A not less extraordinary accident of the same description, unaccompanied, however, by an equal loss of life, occured on the Great Northern Railway upon the 10th of June, 1866. In this case the tube of a locomotive of a freight train burst at about the centre of the Welwyn Tunnel, some five miles north of Hatfield, bringing the train to a stand-still. The guard in charge of the rear of the train failed from some cause to go back and give the signal for an obstruction, and speedily another freight train from the Midland road entered and dashed into the rear of the train already there. Apparently those in charge of these two trains were in such consternation that they did not think to provide against a further disaster; at any rate, before measures to that end had been taken, an additional freight train, this time belonging to the Great Northern road, came up and plowed into the ruins which already blocked the tunnel. One of the trains had contained wagons laden with casks of oil, which speedily became ignited from contact with the coals scattered from the fire-boxes, and there then ensued one of the most extraordinary spectacles ever witnessed on a railroad. The tunnel was filled to the summit of its arch and completely blocked with the wrecked locomotives and wagons. These had ignited, and the whole cavity, more than a half a mile in length, was converted into one huge furnace, belching forth smoke and flame with a loud roaring sound through its several air shafts. So fierce was the fire that no attempt was made to subdue it, and eighteen hours elapsed before any steps could be taken towards clearing the track. Strange to say, in this disaster the lives of but two persons were lost.

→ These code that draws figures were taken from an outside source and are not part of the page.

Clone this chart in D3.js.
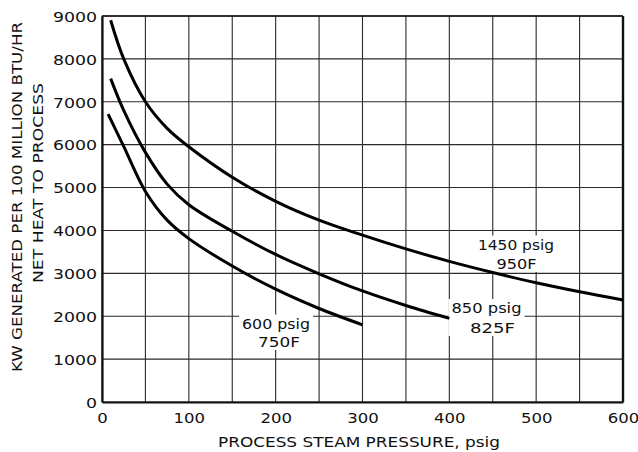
<!DOCTYPE html>
<html>
<head>
<meta charset="utf-8">
<script src="https://cdn.jsdelivr.net/npm/d3@7"></script>
<style>
  html, body { margin: 0; padding: 0; background: #fff; }
  svg { display: block; }
  text { font-family: "DejaVu Sans", "Liberation Sans", sans-serif; fill: #111; }
</style>
</head>
<body>
<svg id="chart" width="638" height="452"></svg>
<script>
// Process steam pressure (psig) vs kW generated per 100 million Btu/hr net heat to process
const xTicks = [0, 100, 200, 300, 400, 500, 600];
const yTicks = [0, 1000, 2000, 3000, 4000, 5000, 6000, 7000, 8000, 9000];
const xGrid = [0, 50, 100, 150, 200, 250, 300, 350, 400, 450, 500, 550, 600];

// 1450 psig / 950F throttle conditions
const hpPressure = [10, 25, 50, 75, 100, 150, 200, 250, 300, 350, 400, 450, 500, 550, 600];
const hpKw = [8900, 8000, 7000, 6380, 5950, 5240, 4680, 4240, 3890, 3570, 3280, 3020, 2780, 2570, 2380];

// 850 psig / 825F throttle conditions
const mpPressure = [10, 25, 50, 75, 100, 150, 200, 250, 300, 350, 400];
const mpKw = [7540, 6800, 5820, 5080, 4600, 3980, 3440, 2990, 2590, 2250, 1950];

// 600 psig / 750F throttle conditions
const lpPressure = [7, 25, 50, 75, 100, 150, 200, 250, 300];
const lpKw = [6710, 5960, 4910, 4240, 3810, 3170, 2630, 2180, 1800];

const curveLabels = [
  { lines: ["1450 psig", "950F"], at: [516, 516.5], base: [249.5, 269], len: [76, 40] },
  { lines: ["850 psig", "825F"], at: [486.5, 492.5], base: [313, 333], len: [70, 45] },
  { lines: ["600 psig", "750F"], at: [276, 279], base: [328.5, 347], len: [68, 42] }
];

const svg = d3.select("#chart");
const plotLeft = 102, plotRight = 623, plotTop = 16, plotBottom = 402;

const x = d3.scaleLinear().domain([0, 600]).range([plotLeft, plotRight]);
const y = d3.scaleLinear().domain([0, 9000]).range([plotBottom, plotTop]);

// grid
const grid = svg.append("g");
grid.selectAll("line.v").data(xGrid).join("line")
  .attr("class", "v")
  .attr("x1", d => x(d)).attr("x2", d => x(d))
  .attr("y1", plotTop).attr("y2", plotBottom)
  .attr("stroke", "#2a2a2a").attr("stroke-width", 1.1);
grid.selectAll("line.h").data(yTicks).join("line")
  .attr("class", "h")
  .attr("x1", plotLeft).attr("x2", plotRight)
  .attr("y1", d => y(d)).attr("y2", d => y(d))
  .attr("stroke", "#2a2a2a").attr("stroke-width", 1.1);

// white patches behind the curve labels (they break the grid, not the curves)
const patches = svg.append("g");
curveLabels.forEach(c => {
  const x0 = d3.min(c.at.map((a, i) => a - c.len[i] / 2)) - 3;
  const x1 = d3.max(c.at.map((a, i) => a + c.len[i] / 2)) + 3;
  patches.append("rect")
    .attr("x", x0).attr("y", c.base[0] - 14)
    .attr("width", x1 - x0).attr("height", c.base[1] - c.base[0] + 17)
    .attr("fill", "#fff");
});

// frame
svg.append("line").attr("x1", plotLeft).attr("x2", plotRight).attr("y1", plotTop).attr("y2", plotTop)
  .attr("stroke", "#111").attr("stroke-width", 1.6);
svg.append("line").attr("x1", plotRight).attr("x2", plotRight).attr("y1", plotTop).attr("y2", plotBottom)
  .attr("stroke", "#111").attr("stroke-width", 2.4);

// axes (no outward ticks, labels only)
const xAxis = d3.axisBottom(x).tickValues(xTicks).tickSize(0).tickPadding(0).tickFormat(d3.format("d"));
const gx = svg.append("g").attr("transform", `translate(0,${plotBottom})`).call(xAxis);
gx.select(".domain").attr("stroke", "#111").attr("stroke-width", 2.2);
gx.selectAll(".tick text")
  .attr("y", 21).attr("dy", 0)
  .style("font-size", "14.5px")
  .style("font-family", "'DejaVu Sans', sans-serif")
  .attr("fill", "#111")
  .attr("textLength", d => String(d).length * 10.5)
  .attr("lengthAdjust", "spacingAndGlyphs");

const yAxis = d3.axisLeft(y).tickValues(yTicks).tickSize(0).tickPadding(0).tickFormat(d3.format("d"));
const gy = svg.append("g").attr("transform", `translate(${plotLeft},0)`).call(yAxis);
gy.select(".domain").attr("stroke", "#111").attr("stroke-width", 2.2);
gy.selectAll(".tick text")
  .attr("x", -5).attr("dy", "0.36em")
  .style("font-size", "14.5px")
  .style("font-family", "'DejaVu Sans', sans-serif")
  .attr("fill", "#111")
  .attr("textLength", d => String(d).length * 11)
  .attr("lengthAdjust", "spacingAndGlyphs");

// curves
const line = d3.line().x(d => x(d[0])).y(d => y(d[1])).curve(d3.curveCatmullRom.alpha(0.5));
const series = [
  d3.zip(hpPressure, hpKw),
  d3.zip(mpPressure, mpKw),
  d3.zip(lpPressure, lpKw)
];
svg.append("g").selectAll("path").data(series).join("path")
  .attr("d", line)
  .attr("fill", "none")
  .attr("stroke", "#000")
  .attr("stroke-width", 3)
  .attr("stroke-linecap", "butt");

// curve labels
const lab = svg.append("g");
curveLabels.forEach(c => {
  c.lines.forEach((t, i) => lab.append("text")
    .attr("x", c.at[i]).attr("y", c.base[i])
    .attr("text-anchor", "middle")
    .style("font-size", "14.5px")
    .attr("textLength", c.len[i])
    .attr("lengthAdjust", "spacingAndGlyphs")
    .text(t));
});

// axis titles
svg.append("text")
  .attr("x", 359).attr("y", 446.5)
  .attr("text-anchor", "middle")
  .style("font-size", "14.5px")
  .attr("textLength", 282).attr("lengthAdjust", "spacingAndGlyphs")
  .text("PROCESS STEAM PRESSURE, psig");

svg.append("text")
  .attr("transform", "translate(22,197) rotate(-90)")
  .attr("text-anchor", "middle")
  .style("font-size", "14.5px")
  .attr("textLength", 350).attr("lengthAdjust", "spacingAndGlyphs")
  .text("KW GENERATED PER 100 MILLION BTU/HR");

svg.append("text")
  .attr("transform", "translate(43,183) rotate(-90)")
  .attr("text-anchor", "middle")
  .style("font-size", "14.5px")
  .attr("textLength", 200).attr("lengthAdjust", "spacingAndGlyphs")
  .text("NET HEAT TO PROCESS");
</script>
</body>
</html>
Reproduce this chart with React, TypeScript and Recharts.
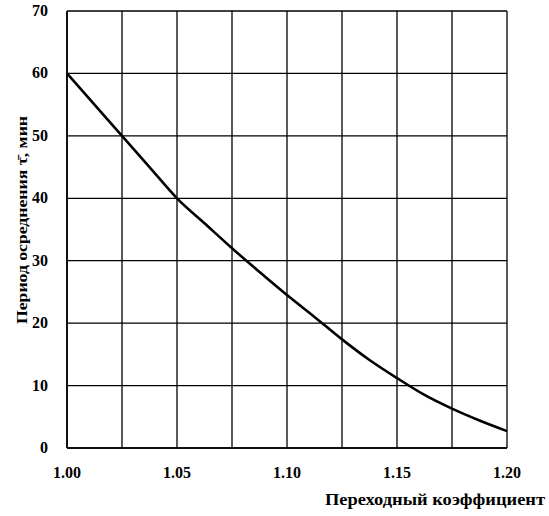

Rear-end collisions have been less frequent in this country than in England, for the simple reason that the volume of traffic has pressed less heavily on the capacity of the lines. Yet here, also, they have been by no means unknown. In 1865 two occurred, both of which were accompanied with a considerable loss of life; though, coming as they did during the exciting scenes which marked the close of the war of the Rebellion, they attracted much less public notice than they otherwise would. The first of these took place in New Jersey on the 7th of March, 1865, just three days after the second inauguration of President Lincoln. As the express train from Washington to New York over the Camden & Amboy road was passing through Bristol, about thirty miles from Philadelphia, at half-past-two o'clock in the morning, it dashed into the rear of the twelve o'clock "owl train," from Kensington to New York, which had been delayed by meeting an oil train on the track before it. The case appears to have been one of very culpable negligence, for, though the owl train was some two hours late, those in charge of it seem to have been so deeply engrossed in what was going on before them that they wholly neglected to guard their rear. The express train accordingly, approaching around a curve, plunged at a high rate of speed into the last car, shattering it to pieces; the engine is even said to have passed completely through that car and to have imbedded itself in the one before it. It so happened that most of the sufferers by this accident, numbering about fifty, were soldiers on their way home from the army upon furlough.